##### MATERIALS PROVIDED #####

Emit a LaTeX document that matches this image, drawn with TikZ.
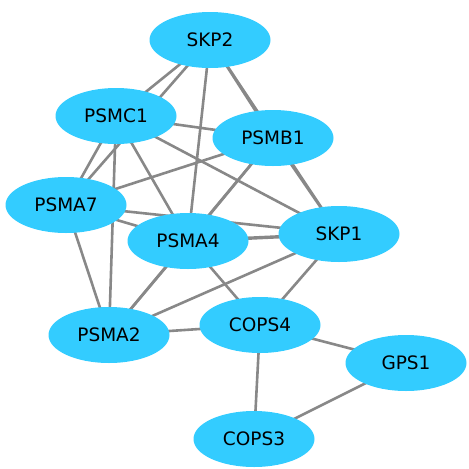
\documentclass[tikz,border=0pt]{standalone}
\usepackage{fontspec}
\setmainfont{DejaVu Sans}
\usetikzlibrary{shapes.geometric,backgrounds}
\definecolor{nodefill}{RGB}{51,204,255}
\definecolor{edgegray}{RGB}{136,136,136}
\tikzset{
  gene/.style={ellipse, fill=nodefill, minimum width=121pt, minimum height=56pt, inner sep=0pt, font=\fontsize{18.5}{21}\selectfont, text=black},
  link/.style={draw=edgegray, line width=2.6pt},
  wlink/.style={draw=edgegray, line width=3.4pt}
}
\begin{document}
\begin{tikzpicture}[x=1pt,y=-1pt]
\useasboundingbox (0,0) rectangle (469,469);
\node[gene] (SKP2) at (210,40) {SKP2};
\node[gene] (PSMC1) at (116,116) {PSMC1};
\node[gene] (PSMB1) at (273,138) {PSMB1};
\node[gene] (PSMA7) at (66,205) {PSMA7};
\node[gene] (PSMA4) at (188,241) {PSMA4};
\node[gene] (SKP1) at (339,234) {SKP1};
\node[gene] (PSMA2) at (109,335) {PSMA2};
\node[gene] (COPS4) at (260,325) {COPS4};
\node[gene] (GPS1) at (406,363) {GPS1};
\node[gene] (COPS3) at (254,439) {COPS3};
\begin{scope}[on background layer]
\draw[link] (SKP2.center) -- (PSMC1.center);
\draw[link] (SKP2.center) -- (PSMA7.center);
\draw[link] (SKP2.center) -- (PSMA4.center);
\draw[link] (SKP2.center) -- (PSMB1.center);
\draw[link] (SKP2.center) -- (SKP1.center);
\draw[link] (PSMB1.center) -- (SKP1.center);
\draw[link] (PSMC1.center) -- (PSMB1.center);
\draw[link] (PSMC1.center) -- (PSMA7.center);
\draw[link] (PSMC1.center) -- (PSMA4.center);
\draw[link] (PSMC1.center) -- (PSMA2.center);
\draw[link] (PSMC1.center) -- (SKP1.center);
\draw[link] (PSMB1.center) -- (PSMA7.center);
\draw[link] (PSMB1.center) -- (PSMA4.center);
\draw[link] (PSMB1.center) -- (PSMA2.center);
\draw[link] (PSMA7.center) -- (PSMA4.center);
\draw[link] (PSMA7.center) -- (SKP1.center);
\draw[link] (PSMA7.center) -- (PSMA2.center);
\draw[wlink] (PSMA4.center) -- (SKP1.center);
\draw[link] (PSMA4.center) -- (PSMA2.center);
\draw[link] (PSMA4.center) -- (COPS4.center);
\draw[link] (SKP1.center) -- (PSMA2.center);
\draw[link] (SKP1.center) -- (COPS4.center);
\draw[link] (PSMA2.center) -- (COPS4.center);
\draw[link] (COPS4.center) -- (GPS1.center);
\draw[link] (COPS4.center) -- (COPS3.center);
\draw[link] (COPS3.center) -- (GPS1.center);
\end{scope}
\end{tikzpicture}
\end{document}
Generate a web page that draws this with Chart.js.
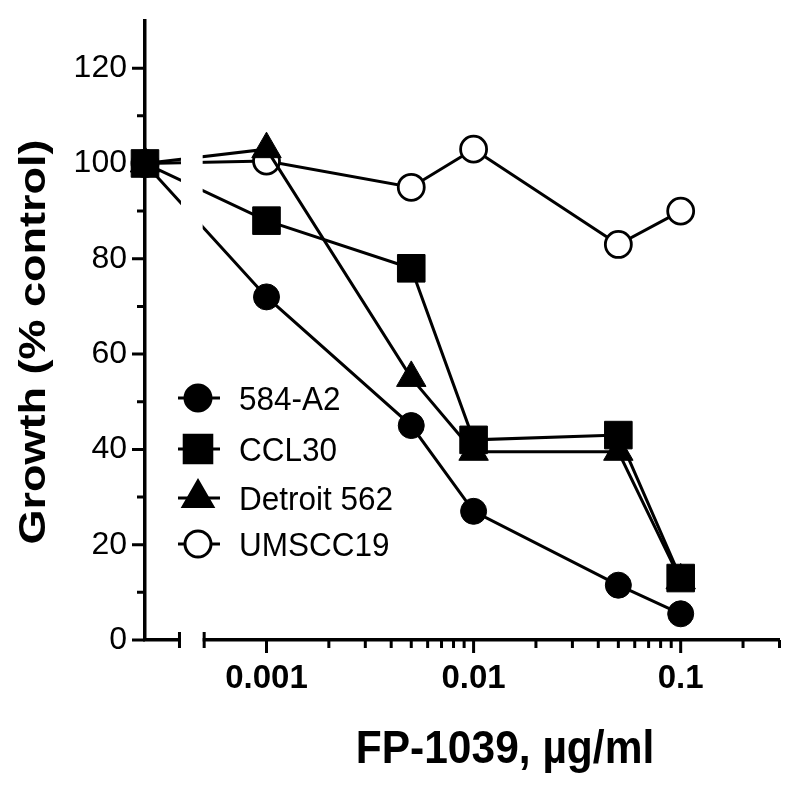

#####

[PROBLEM REQUIREMENTS] Print the full listing exactly, dropping the pictures.

[EXERCISE RESULT]
Emit a LaTeX document that matches this image, drawn with TikZ.
\documentclass[tikz,border=0pt]{standalone}
\usepackage{fontspec}
\setmainfont{DejaVu Sans}
\usetikzlibrary{shapes.geometric,backgrounds}
\definecolor{nodefill}{RGB}{51,204,255}
\definecolor{edgegray}{RGB}{136,136,136}
\tikzset{
  gene/.style={ellipse, fill=nodefill, minimum width=121pt, minimum height=56pt, inner sep=0pt, font=\fontsize{18.5}{21}\selectfont, text=black},
  link/.style={draw=edgegray, line width=2.6pt},
  wlink/.style={draw=edgegray, line width=3.4pt}
}
\begin{document}
\begin{tikzpicture}[x=1pt,y=-1pt]
\useasboundingbox (0,0) rectangle (469,469);
\node[gene] (SKP2) at (210,40) {SKP2};
\node[gene] (PSMC1) at (116,116) {PSMC1};
\node[gene] (PSMB1) at (273,138) {PSMB1};
\node[gene] (PSMA7) at (66,205) {PSMA7};
\node[gene] (PSMA4) at (188,241) {PSMA4};
\node[gene] (SKP1) at (339,234) {SKP1};
\node[gene] (PSMA2) at (109,335) {PSMA2};
\node[gene] (COPS4) at (260,325) {COPS4};
\node[gene] (GPS1) at (406,363) {GPS1};
\node[gene] (COPS3) at (254,439) {COPS3};
\begin{scope}[on background layer]
\draw[link] (SKP2.center) -- (PSMC1.center);
\draw[link] (SKP2.center) -- (PSMA7.center);
\draw[link] (SKP2.center) -- (PSMA4.center);
\draw[link] (SKP2.center) -- (PSMB1.center);
\draw[link] (SKP2.center) -- (SKP1.center);
\draw[link] (PSMB1.center) -- (SKP1.center);
\draw[link] (PSMC1.center) -- (PSMB1.center);
\draw[link] (PSMC1.center) -- (PSMA7.center);
\draw[link] (PSMC1.center) -- (PSMA4.center);
\draw[link] (PSMC1.center) -- (PSMA2.center);
\draw[link] (PSMC1.center) -- (SKP1.center);
\draw[link] (PSMB1.center) -- (PSMA7.center);
\draw[link] (PSMB1.center) -- (PSMA4.center);
\draw[link] (PSMB1.center) -- (PSMA2.center);
\draw[link] (PSMA7.center) -- (PSMA4.center);
\draw[link] (PSMA7.center) -- (SKP1.center);
\draw[link] (PSMA7.center) -- (PSMA2.center);
\draw[wlink] (PSMA4.center) -- (SKP1.center);
\draw[link] (PSMA4.center) -- (PSMA2.center);
\draw[link] (PSMA4.center) -- (COPS4.center);
\draw[link] (SKP1.center) -- (PSMA2.center);
\draw[link] (SKP1.center) -- (COPS4.center);
\draw[link] (PSMA2.center) -- (COPS4.center);
\draw[link] (COPS4.center) -- (GPS1.center);
\draw[link] (COPS4.center) -- (COPS3.center);
\draw[link] (COPS3.center) -- (GPS1.center);
\end{scope}
\end{tikzpicture}
\end{document}
Generate a web page that draws this with Chart.js.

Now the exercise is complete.